Located within a larger camp that held captured German seamen, the facility was called a "Segregation camp," and its 48 inhabitants were called "segregants." Kashima believes the terminology is significant. "At the camps where some 116,000 Japanese Americans were held, they were called 'relocatees' or 'evacuees,'" explains Kashima, "with the implication that we evacuate people--in flood or famine situations, for example--for their own good. But the people at Fort Stanton were called 'segregants' and they were viewed differently."

Who was sent to Fort Stanton? Of the 17 segregants of Japanese ancestry, 10 were born in America but faced an unusual situation when, in 1944, the U.S. allowed Americans to renounce their citizenship in time of war, on American soil. "Anyone who renounced his or her citizenship was treated as an alien," says Kashima, "and many were scheduled for deportation to Japan. But these inmates were instead first brought to the DOJ camp at Fort Stanton."

Most of the 31 German segregants were German nationals, although some appear to have been naturalized American citizens. They were branded as "troublemakers" because they had caused disruptions or escapes at other camps.

Kashima learned of the Fort Stanton camp a while ago while sifting through National Archives materials for another project. "The words 'Segregation camp' came up, and I was intrigued," he recalls. "Through a federal grant from the Civil Liberties Public Education Fund, I was able to spend more time at the archives recently and piece together this information about Fort Stanton. I had to go through tons of material."


"Kashima finds that people often are surprised to learn that individuals of German and Italian ancestry were interned during the war."

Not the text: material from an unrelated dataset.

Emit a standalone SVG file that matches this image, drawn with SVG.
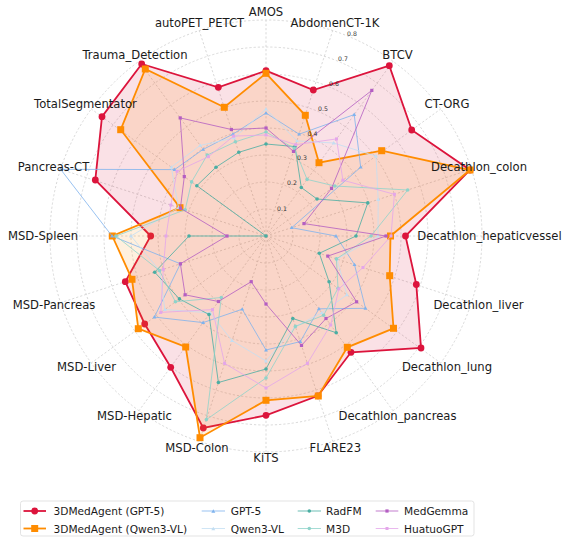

Kashima finds that people often are surprised to learn that individuals of German and Italian ancestry were interned during the war. In fact, more than 11,000 Germans--mostly German nationals--and more than 2,700 Italian nationals, half of whom were Italian seamen, found themselves in various DOJ camps. That's in addition to the more than 17,400 Japanese Americans who were interned by the DOJ and the U.S. Army.

"This is therefore not just a Japanese American story," says Kashima, who is working on a book about the internment camps and teaches a course on the subject. He also recently wrote an article for The Washington Post on the redress issue of Japanese Americans.

"There is still much to be learned about this subject," Kashima says. "Vital aspects of the experience have yet to be explored. The story of the incarceration--and efforts to obtain redress--is a supremely American tale. As such, it should not and must not be forgotten."